▶ **SHORT EXERCISE**
Everything from the line containing "Reproduce this chart with matplotlib." to the line containing "last_price = 322.94", both lines included, must be copied exactly; nothing else should be.

========================

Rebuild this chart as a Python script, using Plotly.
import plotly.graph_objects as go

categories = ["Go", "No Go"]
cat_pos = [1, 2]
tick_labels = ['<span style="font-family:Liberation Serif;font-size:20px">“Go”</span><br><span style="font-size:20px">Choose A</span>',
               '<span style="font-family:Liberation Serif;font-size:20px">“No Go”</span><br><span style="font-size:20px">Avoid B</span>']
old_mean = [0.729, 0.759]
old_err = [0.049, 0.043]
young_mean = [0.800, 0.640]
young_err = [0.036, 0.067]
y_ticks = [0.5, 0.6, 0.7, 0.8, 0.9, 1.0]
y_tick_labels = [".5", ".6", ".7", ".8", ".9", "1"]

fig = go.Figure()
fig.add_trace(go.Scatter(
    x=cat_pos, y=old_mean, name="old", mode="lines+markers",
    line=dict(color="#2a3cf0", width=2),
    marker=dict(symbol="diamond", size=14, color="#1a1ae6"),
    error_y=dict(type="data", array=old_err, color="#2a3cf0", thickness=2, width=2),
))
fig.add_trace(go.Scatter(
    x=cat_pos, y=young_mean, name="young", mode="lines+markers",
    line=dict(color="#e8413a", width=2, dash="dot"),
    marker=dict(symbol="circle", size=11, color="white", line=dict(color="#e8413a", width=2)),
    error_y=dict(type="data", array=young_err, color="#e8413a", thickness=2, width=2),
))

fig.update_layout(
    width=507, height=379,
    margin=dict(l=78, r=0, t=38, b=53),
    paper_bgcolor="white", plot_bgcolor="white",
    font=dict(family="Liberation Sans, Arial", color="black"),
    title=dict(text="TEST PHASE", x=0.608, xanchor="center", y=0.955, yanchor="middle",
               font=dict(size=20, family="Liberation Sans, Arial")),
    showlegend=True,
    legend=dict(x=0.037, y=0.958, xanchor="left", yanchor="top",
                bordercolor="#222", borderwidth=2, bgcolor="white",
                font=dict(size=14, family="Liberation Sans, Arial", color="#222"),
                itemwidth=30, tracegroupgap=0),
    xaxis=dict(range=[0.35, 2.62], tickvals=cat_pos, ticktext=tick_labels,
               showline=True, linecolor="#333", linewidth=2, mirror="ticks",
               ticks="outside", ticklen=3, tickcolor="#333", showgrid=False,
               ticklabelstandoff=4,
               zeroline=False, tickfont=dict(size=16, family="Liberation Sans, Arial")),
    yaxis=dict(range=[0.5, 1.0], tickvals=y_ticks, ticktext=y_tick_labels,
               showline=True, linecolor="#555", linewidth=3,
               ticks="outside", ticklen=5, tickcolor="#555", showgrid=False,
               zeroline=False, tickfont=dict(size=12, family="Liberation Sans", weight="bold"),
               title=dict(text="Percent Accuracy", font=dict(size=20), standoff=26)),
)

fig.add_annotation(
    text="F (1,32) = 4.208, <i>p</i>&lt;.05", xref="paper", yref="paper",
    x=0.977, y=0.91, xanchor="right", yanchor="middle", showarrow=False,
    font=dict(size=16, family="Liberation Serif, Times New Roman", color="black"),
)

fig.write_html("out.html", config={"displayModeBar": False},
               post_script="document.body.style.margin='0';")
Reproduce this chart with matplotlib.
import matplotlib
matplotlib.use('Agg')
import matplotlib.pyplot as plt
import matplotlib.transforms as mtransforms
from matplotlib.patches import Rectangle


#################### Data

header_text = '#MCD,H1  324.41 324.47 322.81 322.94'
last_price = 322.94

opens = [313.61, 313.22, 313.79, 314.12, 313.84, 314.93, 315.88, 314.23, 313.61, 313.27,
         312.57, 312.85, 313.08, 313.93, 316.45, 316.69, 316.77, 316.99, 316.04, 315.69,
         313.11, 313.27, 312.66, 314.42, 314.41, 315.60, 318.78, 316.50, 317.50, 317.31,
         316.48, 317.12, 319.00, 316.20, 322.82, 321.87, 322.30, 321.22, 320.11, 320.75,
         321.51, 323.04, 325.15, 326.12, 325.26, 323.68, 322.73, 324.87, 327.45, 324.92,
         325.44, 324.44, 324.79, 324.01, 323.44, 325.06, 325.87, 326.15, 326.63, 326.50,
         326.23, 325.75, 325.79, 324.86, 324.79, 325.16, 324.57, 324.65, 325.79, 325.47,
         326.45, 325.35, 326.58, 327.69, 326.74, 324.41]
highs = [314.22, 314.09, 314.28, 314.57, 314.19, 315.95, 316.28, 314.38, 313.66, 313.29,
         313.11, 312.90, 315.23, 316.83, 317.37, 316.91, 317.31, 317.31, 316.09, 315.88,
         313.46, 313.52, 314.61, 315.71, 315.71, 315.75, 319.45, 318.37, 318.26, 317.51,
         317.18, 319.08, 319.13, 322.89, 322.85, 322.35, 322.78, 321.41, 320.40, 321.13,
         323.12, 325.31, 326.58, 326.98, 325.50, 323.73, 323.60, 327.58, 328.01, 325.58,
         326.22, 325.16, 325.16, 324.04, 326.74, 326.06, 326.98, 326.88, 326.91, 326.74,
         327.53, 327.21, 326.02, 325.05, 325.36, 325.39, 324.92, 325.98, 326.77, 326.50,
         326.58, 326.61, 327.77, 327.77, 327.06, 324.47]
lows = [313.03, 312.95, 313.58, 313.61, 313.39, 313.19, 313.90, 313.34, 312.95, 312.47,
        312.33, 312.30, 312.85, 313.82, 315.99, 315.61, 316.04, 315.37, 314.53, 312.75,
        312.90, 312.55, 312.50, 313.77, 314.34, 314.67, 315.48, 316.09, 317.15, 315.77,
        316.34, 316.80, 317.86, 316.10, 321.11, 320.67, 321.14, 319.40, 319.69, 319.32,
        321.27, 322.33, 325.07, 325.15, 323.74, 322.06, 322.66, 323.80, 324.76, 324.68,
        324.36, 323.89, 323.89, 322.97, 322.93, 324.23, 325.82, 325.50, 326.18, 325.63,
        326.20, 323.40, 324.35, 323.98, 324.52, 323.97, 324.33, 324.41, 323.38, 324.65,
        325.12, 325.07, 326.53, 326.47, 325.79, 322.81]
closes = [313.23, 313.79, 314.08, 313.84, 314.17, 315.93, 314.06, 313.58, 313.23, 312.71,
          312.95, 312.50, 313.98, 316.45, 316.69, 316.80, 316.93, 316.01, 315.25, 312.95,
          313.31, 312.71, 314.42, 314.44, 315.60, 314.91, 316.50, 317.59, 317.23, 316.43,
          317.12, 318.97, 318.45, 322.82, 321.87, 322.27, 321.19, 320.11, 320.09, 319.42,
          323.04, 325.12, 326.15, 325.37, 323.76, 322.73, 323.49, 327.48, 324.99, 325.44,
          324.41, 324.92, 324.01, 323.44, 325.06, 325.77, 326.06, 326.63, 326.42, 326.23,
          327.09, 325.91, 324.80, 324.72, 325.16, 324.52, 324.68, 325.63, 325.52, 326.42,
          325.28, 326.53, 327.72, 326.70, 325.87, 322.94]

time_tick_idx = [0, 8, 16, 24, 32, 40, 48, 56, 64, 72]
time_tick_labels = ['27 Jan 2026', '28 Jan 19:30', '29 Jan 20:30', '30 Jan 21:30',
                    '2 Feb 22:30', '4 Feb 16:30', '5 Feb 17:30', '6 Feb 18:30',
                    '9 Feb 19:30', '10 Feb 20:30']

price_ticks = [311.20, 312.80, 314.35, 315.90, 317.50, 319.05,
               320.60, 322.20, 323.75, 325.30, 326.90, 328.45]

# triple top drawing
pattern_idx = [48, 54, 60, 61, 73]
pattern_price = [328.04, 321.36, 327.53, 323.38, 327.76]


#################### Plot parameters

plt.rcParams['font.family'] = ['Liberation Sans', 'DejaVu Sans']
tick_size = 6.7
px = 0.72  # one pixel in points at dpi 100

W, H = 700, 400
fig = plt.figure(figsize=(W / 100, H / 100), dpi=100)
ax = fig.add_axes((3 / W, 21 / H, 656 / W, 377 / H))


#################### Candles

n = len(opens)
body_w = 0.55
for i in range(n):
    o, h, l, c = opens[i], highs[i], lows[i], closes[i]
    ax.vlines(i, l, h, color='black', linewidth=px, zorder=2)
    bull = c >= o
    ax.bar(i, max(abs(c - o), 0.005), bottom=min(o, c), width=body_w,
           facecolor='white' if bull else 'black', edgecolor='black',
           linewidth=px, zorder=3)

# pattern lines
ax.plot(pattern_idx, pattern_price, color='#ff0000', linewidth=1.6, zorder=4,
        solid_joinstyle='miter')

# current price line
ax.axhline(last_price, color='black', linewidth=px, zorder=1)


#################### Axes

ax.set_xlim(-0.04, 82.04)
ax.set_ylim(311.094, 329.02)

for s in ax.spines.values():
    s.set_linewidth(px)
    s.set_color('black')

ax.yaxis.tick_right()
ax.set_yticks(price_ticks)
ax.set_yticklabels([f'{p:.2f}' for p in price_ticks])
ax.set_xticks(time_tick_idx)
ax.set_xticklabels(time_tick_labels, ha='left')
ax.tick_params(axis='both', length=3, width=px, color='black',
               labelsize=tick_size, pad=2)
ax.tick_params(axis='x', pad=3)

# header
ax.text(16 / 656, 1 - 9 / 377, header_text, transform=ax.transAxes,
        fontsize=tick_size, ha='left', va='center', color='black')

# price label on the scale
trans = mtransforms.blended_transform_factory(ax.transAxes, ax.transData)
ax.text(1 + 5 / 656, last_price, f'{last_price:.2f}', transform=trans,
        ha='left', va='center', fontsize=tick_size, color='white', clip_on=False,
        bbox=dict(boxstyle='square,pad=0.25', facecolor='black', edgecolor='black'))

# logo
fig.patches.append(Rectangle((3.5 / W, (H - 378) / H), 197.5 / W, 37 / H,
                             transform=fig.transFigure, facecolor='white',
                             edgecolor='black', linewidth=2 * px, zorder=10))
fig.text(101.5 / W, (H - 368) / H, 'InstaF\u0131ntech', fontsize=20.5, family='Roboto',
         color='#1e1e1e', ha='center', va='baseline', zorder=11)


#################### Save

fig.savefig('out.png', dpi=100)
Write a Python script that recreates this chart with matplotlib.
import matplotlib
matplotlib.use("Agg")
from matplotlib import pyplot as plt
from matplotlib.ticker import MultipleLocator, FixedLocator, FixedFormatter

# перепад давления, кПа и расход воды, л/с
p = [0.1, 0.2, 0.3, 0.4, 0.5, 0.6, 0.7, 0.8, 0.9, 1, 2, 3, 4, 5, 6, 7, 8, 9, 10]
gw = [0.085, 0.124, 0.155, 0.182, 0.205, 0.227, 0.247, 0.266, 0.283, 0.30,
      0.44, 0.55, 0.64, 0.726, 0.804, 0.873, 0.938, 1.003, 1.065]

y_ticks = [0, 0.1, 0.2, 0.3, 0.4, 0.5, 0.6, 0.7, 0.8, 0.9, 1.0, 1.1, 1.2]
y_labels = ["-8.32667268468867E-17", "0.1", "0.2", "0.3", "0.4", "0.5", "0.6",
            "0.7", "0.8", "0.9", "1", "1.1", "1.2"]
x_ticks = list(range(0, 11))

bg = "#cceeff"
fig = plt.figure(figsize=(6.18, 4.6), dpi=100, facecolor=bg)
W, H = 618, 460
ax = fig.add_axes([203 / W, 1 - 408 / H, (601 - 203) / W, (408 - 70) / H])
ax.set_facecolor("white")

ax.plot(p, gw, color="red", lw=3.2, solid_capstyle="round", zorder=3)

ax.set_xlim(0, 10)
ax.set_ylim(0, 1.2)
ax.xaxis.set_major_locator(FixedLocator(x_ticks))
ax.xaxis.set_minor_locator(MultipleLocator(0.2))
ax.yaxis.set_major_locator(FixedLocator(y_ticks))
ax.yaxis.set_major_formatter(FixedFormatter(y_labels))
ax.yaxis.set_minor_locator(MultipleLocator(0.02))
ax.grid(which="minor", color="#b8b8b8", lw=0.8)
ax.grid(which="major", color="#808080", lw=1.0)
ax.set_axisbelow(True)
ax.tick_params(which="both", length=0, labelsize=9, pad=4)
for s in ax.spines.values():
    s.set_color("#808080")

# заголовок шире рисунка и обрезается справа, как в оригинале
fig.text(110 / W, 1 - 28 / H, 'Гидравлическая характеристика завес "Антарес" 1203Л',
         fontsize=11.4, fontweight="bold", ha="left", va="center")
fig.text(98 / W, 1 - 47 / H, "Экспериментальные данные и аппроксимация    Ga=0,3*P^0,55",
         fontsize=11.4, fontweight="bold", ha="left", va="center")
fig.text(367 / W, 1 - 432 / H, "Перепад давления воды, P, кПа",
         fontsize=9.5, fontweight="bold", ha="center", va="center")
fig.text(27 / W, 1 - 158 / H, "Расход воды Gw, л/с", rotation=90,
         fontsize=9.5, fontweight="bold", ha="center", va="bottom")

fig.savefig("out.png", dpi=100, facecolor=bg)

========================

▶ **EXERCISE ANSWER**
Reproduce this chart with matplotlib.
import matplotlib
matplotlib.use('Agg')
import matplotlib.pyplot as plt
import matplotlib.transforms as mtransforms
from matplotlib.patches import Rectangle


#################### Data

header_text = '#MCD,H1  324.41 324.47 322.81 322.94'
last_price = 322.94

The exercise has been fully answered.